1 hops That's the way that we have is that, when we think about it, a lot of the way that we think is that we have a lot of the way to think about it, is that it's a lot of time, you k now, UNK UNK, or is it, you know, UNK UNK.

Original	Das hat uns enorme einsichten und inspiration für unsere eigenen, autonomen fahrzeuge gegeben.
Target	Now, this has given us tremendous insight and inspiration for our own autonomous vehicles.
5 hops	It has given us enormous insight and inspiration for our own, autonomous vehicles.
4 hops	So this has given us a tremendous insight and inspiration for our own, autonomous vehicles.
3 hops	This is what we've been given to, this is a tremendous idea that we have, is to give rise to our own, UNK, UNK vehicles.
2 hops	This is what we've found out of, the way that we have a lot of time, is what is going on is that it's a lot of way for us to think about it.
1 hops	That's the way that we have is that, when we think about it, a lot of the way that we think is that we have a lot of the way to think about it, is that it's a lot of time, you k now, UNK UNK, or is it, you know, UNK UNK.

In the past, memory networks had been successfully applied to language modeling (Sukhbaatar et al.

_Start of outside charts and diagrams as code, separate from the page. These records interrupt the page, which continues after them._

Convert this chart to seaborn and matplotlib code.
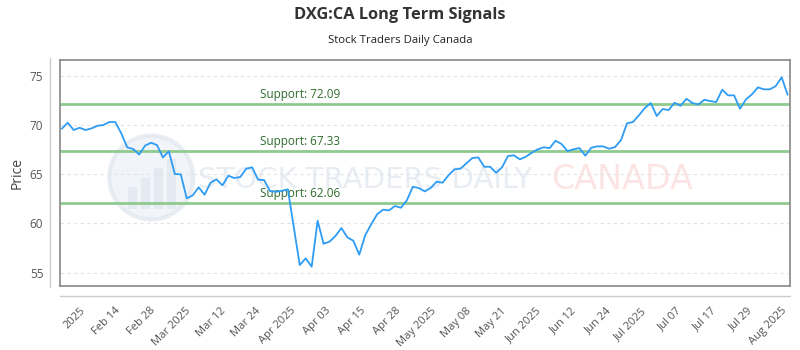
import numpy as np
import pandas as pd
import matplotlib
matplotlib.use("Agg")
import matplotlib.pyplot as plt
from matplotlib.lines import Line2D
from matplotlib.patches import Ellipse, Rectangle
import seaborn as sns

# ---- data ----
prices = [
    69.62, 70.23, 69.49, 69.72, 69.49, 69.66, 69.92, 70.0, 70.3, 70.3,
    69.15, 67.73, 67.56, 67.0, 67.9, 68.2, 67.96, 66.71, 67.32, 65.02,
    64.99, 62.55, 62.85, 63.67, 62.92, 64.14, 64.48, 63.87, 64.85, 64.61,
    64.72, 65.56, 65.70, 64.44, 64.41, 63.29, 63.22, 63.32, 63.47,
    59.6,
    55.78, 56.46, 55.61, 60.28, 57.94, 58.15, 58.73, 59.54, 58.59, 58.25,
    56.83, 58.80, 59.91, 60.93, 61.40, 61.33, 61.77, 61.60, 62.35, 63.73, 63.60,
    63.26, 63.6, 64.24, 64.14, 64.89, 65.5, 65.56, 66.1, 66.64, 66.71,
    65.76, 65.76, 65.15, 65.70, 66.85, 66.92, 66.51, 66.78, 67.18, 67.53,
    67.73, 67.66, 68.40, 68.07, 67.35, 67.53, 67.66, 66.88, 67.69, 67.83,
    67.83, 67.59, 67.76, 68.47, 70.17, 70.30, 70.98, 71.72, 72.23,
    70.91, 71.62, 71.52, 72.26, 71.95, 72.66, 72.23, 72.09, 72.56, 72.43,
    72.33, 73.58, 73.01, 73.01, 71.65, 72.6, 73.11, 73.82, 73.62, 73.62,
    73.95, 74.84, 73.07,
]
supports = [72.09, 67.33, 62.06]
tick_labels = ["2025", "Feb 14", "Feb 28", "Mar 2025", "Mar 12", "Mar 24",
               "Apr 2025", "Apr 03", "Apr 15", "Apr 28", "May 2025", "May 08",
               "May 21", "Jun 2025", "Jun 12", "Jun 24", "Jul 2025", "Jul 07",
               "Jul 17", "Jul 29", "Aug 2025"]
y_ticks = [55, 60, 65, 70, 75]

df = pd.DataFrame({"idx": np.arange(len(prices)), "price": prices})

sns.set_theme(style="white")
plt.rcParams['font.family'] = ['Open Sans', 'DejaVu Sans']

fig = plt.figure(figsize=(8, 3.5), dpi=100)
ax = fig.add_axes([60/800, 1-286/350, 730/800, 226/350])

# watermark
ax.add_patch(Ellipse((0.125, 0.48), 84/730, 84/226, transform=ax.transAxes, facecolor='#e8eff7',
                     edgecolor='#dde4ed', lw=3, alpha=0.6, zorder=0))
for i, h in enumerate([0.10, 0.14, 0.18, 0.22]):
    ax.add_patch(Rectangle((0.093 + i*0.018, 0.34), 0.012, h, transform=ax.transAxes,
                           facecolor='#dce4ee', edgecolor='none', alpha=0.6, zorder=0))
ax.text(0.418, 0.47, "STOCK TRADERS DAILY", transform=ax.transAxes, ha='center', va='center',
        fontsize=21, color='#e3e8f0', alpha=0.8, zorder=0, family=['DejaVu Sans'])
ax.text(0.77, 0.47, "CANADA", transform=ax.transAxes, ha='center', va='center',
        fontsize=24, color='#fcdcdc', alpha=0.75, zorder=0, family=['DejaVu Sans'])

for v in y_ticks:
    ax.axhline(v, color='#e3e3e3', lw=0.8, ls=(0, (3, 3)), zorder=0.5)

for s in supports:
    ax.axhline(s, color='#8fca8f', lw=2, zorder=1)
    ax.text(33.3, s + 0.35, f"Support: {s:.2f}", color='#2e6b2e', fontsize=8.5,
            ha='left', va='bottom', zorder=2)

sns.lineplot(data=df, x="idx", y="price", ax=ax, color='#2e9cf4', lw=1.3, zorder=3)

ax.set_xlim(-0.3, 122.4)
ax.set_ylim(53.65, 76.6)
ax.set_yticks(y_ticks)
ax.set_xticks(np.linspace(3, 121, len(tick_labels)))
ax.set_xticklabels(tick_labels, rotation=45, ha='right', rotation_mode='anchor')
ax.tick_params(axis='x', length=0, pad=14, labelsize=8, labelcolor='#555555')
ax.tick_params(axis='y', length=0, pad=12, labelsize=8.5, labelcolor='#555555')
ax.set_xlabel("")
ax.set_ylabel("Price", fontsize=10, color='#444444', labelpad=4)

for sp in ax.spines.values():
    sp.set_visible(True)
    sp.set_color('#888888')
    sp.set_linewidth(1.2)

# offset axis lines
fig.add_artist(Line2D([50/800, 50/800], [1-287/350, 1-58/350], color='#cccccc', lw=1))
fig.add_artist(Line2D([60/800, 790/800], [1-296/350, 1-296/350], color='#cccccc', lw=1))

fig.text(0.5, 1-15/350, "DXG:CA Long Term Signals", ha='center', va='center',
         fontsize=11.8, fontweight='bold', color='#333333')
fig.text(0.5, 1-40/350, "Stock Traders Daily Canada", ha='center', va='center',
         fontsize=8.2, color='#222222')

fig.savefig("out.png", dpi=100)
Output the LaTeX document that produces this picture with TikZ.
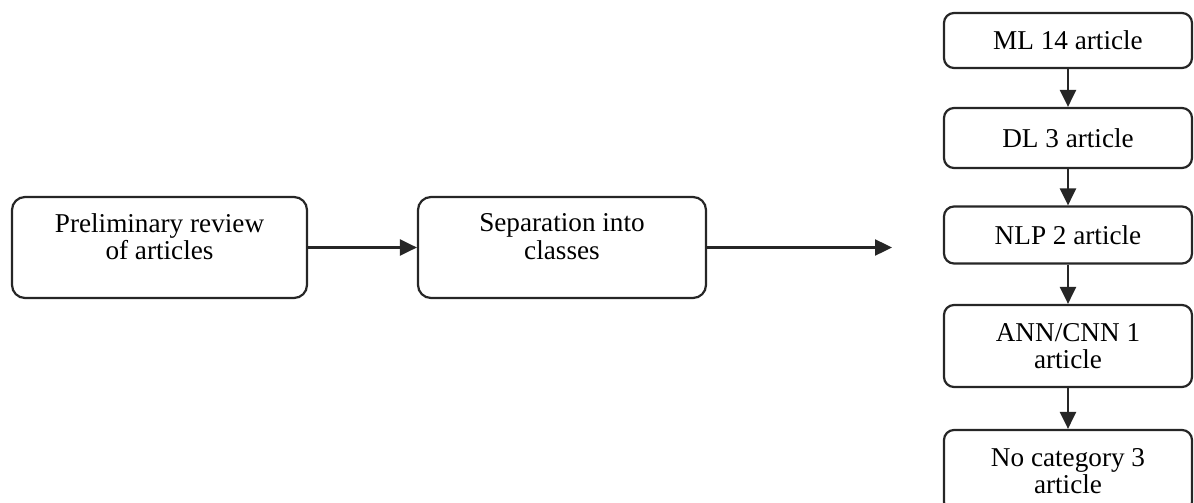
\documentclass[tikz,border=0pt]{standalone}
\usepackage{fontspec}
\setmainfont{Liberation Serif}
\usetikzlibrary{arrows.meta}

\tikzset{
  stage/.style={draw=black!85, line width=1.1pt, rounded corners=6.5pt, align=center,
    minimum height=50.5pt, inner sep=2pt},
  cls/.style={draw=black!85, line width=1.1pt, rounded corners=5pt, align=center,
    minimum width=124pt, inner sep=2pt},
  flow/.style={draw=black!85, line width=1.2pt, -{Triangle[length=8.5pt,width=8pt]}}
}

\begin{document}
\begin{tikzpicture}[x=0.5pt,y=-0.5pt,font=\fontsize{13.6}{13.8}\selectfont]

            \useasboundingbox (0,0) rectangle (1194,503);
            \clip (0,0) rectangle (1194,503);

            % review steps
            \node[stage, minimum width=147.5pt] (review) at (159.5,247.5) {Preliminary review\\of articles\\[-3pt]\mbox{}};
            \node[stage, minimum width=144pt] (separation) at (562,247.5) {Separation into\\classes\\[-3pt]\mbox{}};
            \coordinate (classes) at (892,247.5);

            % classes
            \node[cls, minimum height=27.5pt] (ml) at (1068,40.5) {ML 14 article};
            \node[cls, minimum height=30pt] (dl) at (1068,138) {DL 3 article};
            \node[cls, minimum height=28.5pt] (nlp) at (1068,235) {NLP 2 article};
            \node[cls, minimum height=41pt] (ann) at (1068,346) {ANN/CNN 1\\article};
            \node[cls, minimum height=41pt] (nocat) at (1068,471) {No category 3\\article};

            % arrows
            \draw[flow] (review) -- (separation);
            \draw[flow] (separation) -- (classes);

            \draw[flow] (ml) -- (dl);
            \draw[flow] (dl) -- (nlp);
            \draw[flow] (nlp) -- (ann);
            \draw[flow] (ann) -- (nocat);

        \end{tikzpicture}
\end{document}
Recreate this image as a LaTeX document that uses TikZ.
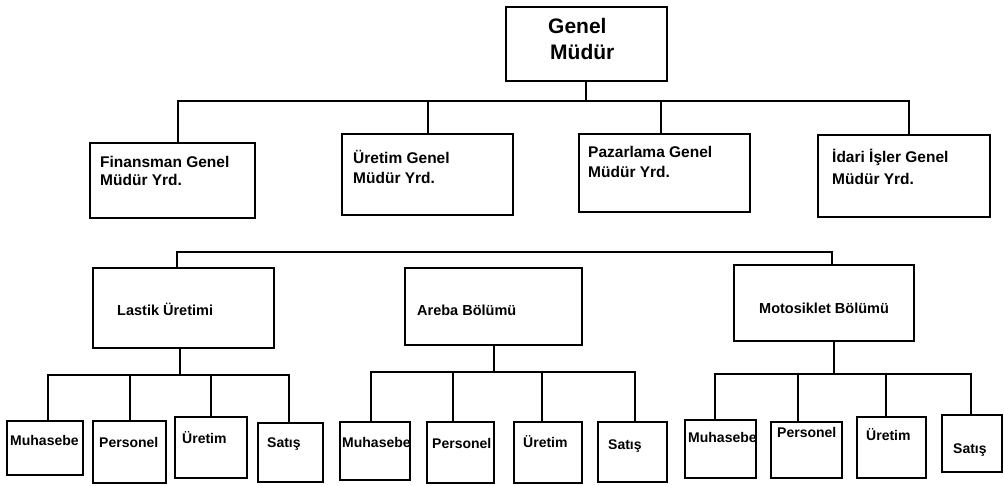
\documentclass[tikz,border=0pt]{standalone}
\usepackage{fontspec}
\setmainfont{Liberation Sans}
\begin{document}
\begin{tikzpicture}[x=1pt,y=-1pt,
  box/.style={draw, line width=1.8pt, inner sep=0pt, outer sep=0pt, anchor=north west},
  link/.style={line width=2pt},
  lbl/.style={inner sep=0pt, anchor=base west},
  top/.style={lbl, font=\fontsize{21}{26}\selectfont\bfseries},
  mid/.style={lbl, font=\fontsize{15.5}{19}\selectfont\bfseries},
  dept/.style={lbl, font=\fontsize{14.5}{17}\selectfont\bfseries},
  unit/.style={lbl, font=\fontsize{14}{16}\selectfont\bfseries}]
\useasboundingbox (0,0) rectangle (1004,485);

% ---- general manager ----
\node[box, minimum width=161pt, minimum height=74pt] (gm) at (506,7) {};
\node[top] (gmt1) at (548,33) {Genel};
\node[top] (gmt2) at (550,59) {Müdür};

% ---- deputy general managers ----
\node[box, minimum width=165pt, minimum height=75pt] (fin) at (90,143) {};
\node[box, minimum width=171pt, minimum height=81pt] (ure) at (342,134) {};
\node[box, minimum width=171pt, minimum height=78pt] (paz) at (579,134) {};
\node[box, minimum width=172pt, minimum height=82pt] (ida) at (818,135) {};
\node[mid] (fint1) at (100,167) {Finansman Genel};
\node[mid] (fint2) at (100,185) {Müdür Yrd.};
\node[mid] (uret1) at (353,163) {Üretim Genel};
\node[mid] (uret2) at (353,183) {Müdür Yrd.};
\node[mid] (pazt1) at (588,157) {Pazarlama Genel};
\node[mid] (pazt2) at (588,177) {Müdür Yrd.};
\node[mid] (idat1) at (832,162) {İdari İşler Genel};
\node[mid] (idat2) at (832,184) {Müdür Yrd.};

% ---- divisions ----
\node[box, minimum width=181pt, minimum height=80pt] (las) at (93,268) {};
\node[box, minimum width=177pt, minimum height=77pt] (are) at (405,268) {};
\node[box, minimum width=180pt, minimum height=76pt] (mot) at (734,265) {};
\node[dept] (last) at (117,315) {Lastik Üretimi};
\node[dept] (aret) at (417,315) {Areba Bölümü};
\node[dept] (mott) at (759,313) {Motosiklet Bölümü};

% ---- departments of the tyre division ----
\node[box, minimum width=76pt, minimum height=54pt] (m1) at (7,421) {};
\node[box, minimum width=73pt, minimum height=62pt] (p1) at (93,421) {};
\node[box, minimum width=72pt, minimum height=61pt] (u1) at (175,417) {};
\node[box, minimum width=65pt, minimum height=59pt] (s1) at (258,423) {};
\node[unit] (m1t) at (10,445) {Muhasebe};
\node[unit] (p1t) at (99,447) {Personel};
\node[unit] (u1t) at (182,443) {Üretim};
\node[unit] (s1t) at (267,447) {Satış};

% ---- departments of the car division ----
\node[box, minimum width=70pt, minimum height=58pt] (m2) at (340,422) {};
\node[box, minimum width=67pt, minimum height=61pt] (p2) at (427,422) {};
\node[box, minimum width=68pt, minimum height=61pt] (u2) at (514,422) {};
\node[box, minimum width=69pt, minimum height=60pt] (s2) at (598,422) {};
\node[unit] (m2t) at (342,447) {Muhasebe};
\node[unit] (p2t) at (432,448) {Personel};
\node[unit] (u2t) at (523,447) {Üretim};
\node[unit] (s2t) at (608,449) {Satış};

% ---- departments of the motorcycle division ----
\node[box, minimum width=71pt, minimum height=58pt] (m3) at (685,420) {};
\node[box, minimum width=71pt, minimum height=56pt] (p3) at (771,422) {};
\node[box, minimum width=69pt, minimum height=61pt] (u3) at (857,417) {};
\node[box, minimum width=60pt, minimum height=57pt] (s3) at (942,415) {};
\node[unit] (m3t) at (688,442) {Muhasebe};
\node[unit] (p3t) at (777,437) {Personel};
\node[unit] (u3t) at (866,440) {Üretim};
\node[unit] (s3t) at (953,453) {Satış};

% ---- connectors: top level ----
\coordinate (b1) at (586,101);
\draw[link] (gm.south -| b1) -- (b1);
\draw[link] ([xshift=5.5pt]fin.north) |- (b1);
\draw[link] ([xshift=5pt]ida.north) |- (b1);
\draw[link] ([xshift=0.5pt]ure.north) |- (b1);
\draw[link] ([xshift=-3.5pt]paz.north) |- (b1);

% ---- connectors: divisions ----
\coordinate (b2) at (832,252);
\draw[link] ([xshift=-6.5pt]las.north) |- (b2) -- (b2 |- mot.north);

% ---- connectors: tyre division ----
\coordinate (g1) at (180,375);
\draw[link] (las.south -| g1) -- (g1);
\draw[link] ([xshift=3pt]m1.north) |- (g1);
\draw[link] ([xshift=0.5pt]p1.north) |- (g1);
\draw[link] (u1.north) |- (g1);
\draw[link] ([xshift=-1.5pt]s1.north) |- (g1);

% ---- connectors: car division ----
\coordinate (g2) at (494,372);
\draw[link] (are.south -| g2) -- (g2);
\draw[link] ([xshift=-4pt]m2.north) |- (g2);
\draw[link] ([xshift=-7.5pt]p2.north) |- (g2);
\draw[link] ([xshift=-6pt]u2.north) |- (g2);
\draw[link] ([xshift=2.5pt]s2.north) |- (g2);

% ---- connectors: motorcycle division ----
\coordinate (g3) at (834,374);
\draw[link] (mot.south -| g3) -- (g3);
\draw[link] ([xshift=-5.5pt]m3.north) |- (g3);
\draw[link] ([xshift=-8.5pt]p3.north) |- (g3);
\draw[link] ([xshift=-5.5pt]u3.north) |- (g3);
\draw[link] ([xshift=-1pt]s3.north) |- (g3);
\end{tikzpicture}
\end{document}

End-to-end memory net paper). The decoder LSTM of an NMT system is basically a language model which is conditioned on the source sentence. In our best configuration (1 target and 5 source hops), all the preceding target words are already in memory. In other words, our memory network has already all the necessary information to generate the next word and one may wonder whether the LSTM in the decoder is still necessary.

To verify this, we completely removed the decoder LSTM. The output of the memory network is directly fed to a softmax output layer to generate the next word. In this case, more hops on the target sentence are needed (as it was observed in language modeling with memory networks). We were able to achieve a BLEU score of 22.9 using 3 hops on the target and 7 hops on the source. This is not as good as our best configuration with an LSTM (BLEU of 24.8), but it matches the baseline NMT system with a standard attention mechanism (BLEU of 23.0).